Obviously a movie made on a budget of around $30,000 could have been more polished had more time and money been available but overall the minuscule budget was more of an asset than a liability - Harvey and Clifford had very little money to work with but they did have complete freedom. More money always involves more compromises. It also has to be said that Harvey made the small budget go a very long way. This is a visually stunning film. This was partly due to Harvey’s good fortune in finding truly amazing locations - the pavilion, the organ factory, the wooden-slatted bridge. Harvey himself pays tribute, and rightly so, to his cinematographer Maurice Prather. There’s no question however that much of the film’s success is due to the extraordinary vision of director Herk Harvey.

Candace Hilligoss’s performance is crucial, and impressive. Harvey and writer John Clifford wanted the protagonist to be a person with no real emotional connection whatsoever with other people. That’s a challenge to an actress but Hilligoss is equal to it, capturing the aloof emotionally empty quality of the character extremely effectively. 


While Harvey admits that his inexperience in feature films coupled with the lack of time and money does make the movie rather less polished than it might otherwise have been he believes that this actually enhances the movie’s disturbing weirdness, and he’s undoubtedly correct. Despite these minor rough edges what is truly impressive about Carnival of Souls is just how visually striking it is. There are some extraordinarily inspired touches of subtle spookiness. The scenes in Saltair are as effective and as well-crafted as anything you’re likely to find in a big-budget major studio production. Being entirely new to the world of feature films gave Harvey and Clifford the advantage of being able to approach the project without any preconceptions and with refreshing originality.

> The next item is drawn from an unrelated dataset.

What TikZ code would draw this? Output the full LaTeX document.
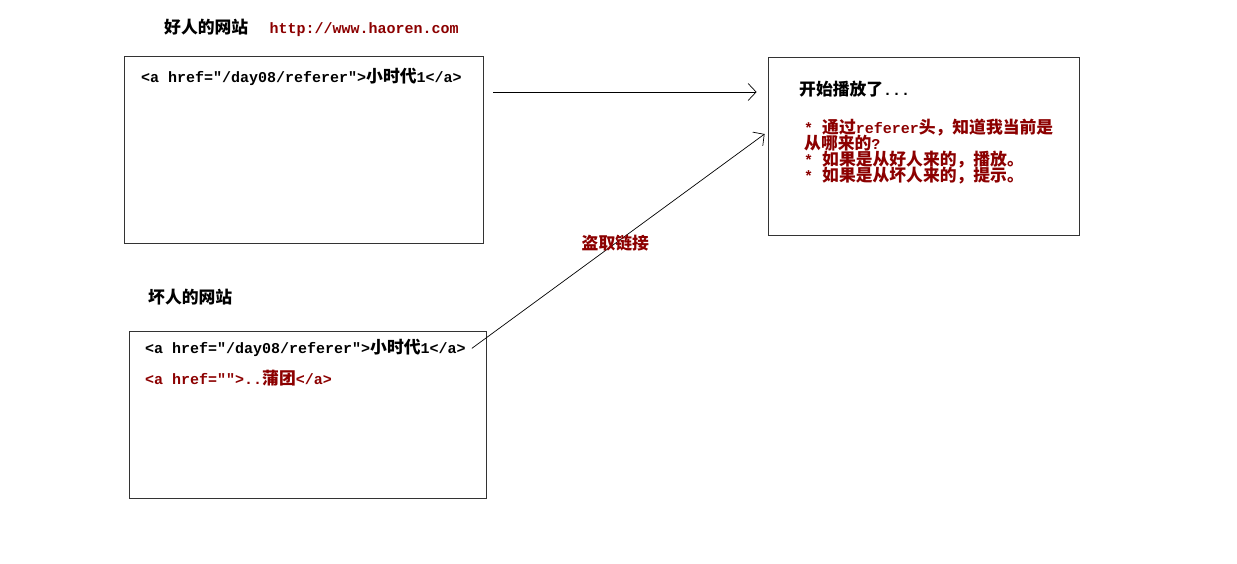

The major revelation of the story is unlikely to come as a surprise but it’s the atmosphere that is created that matters and that atmosphere is achieved superbly.

Criterion really went to town with their DVD release which includes (on two discs) both the original theatrical print and a slightly longer director’s cut as well as a host of extras, most notably an abbreviated but highly informative audio commentary from the writer and director and print interviews with them as well as star Candace Hilligoss. Image quality is superb.

Carnival of Souls is a genuine masterpiece of low-key horror. Very highly recommended.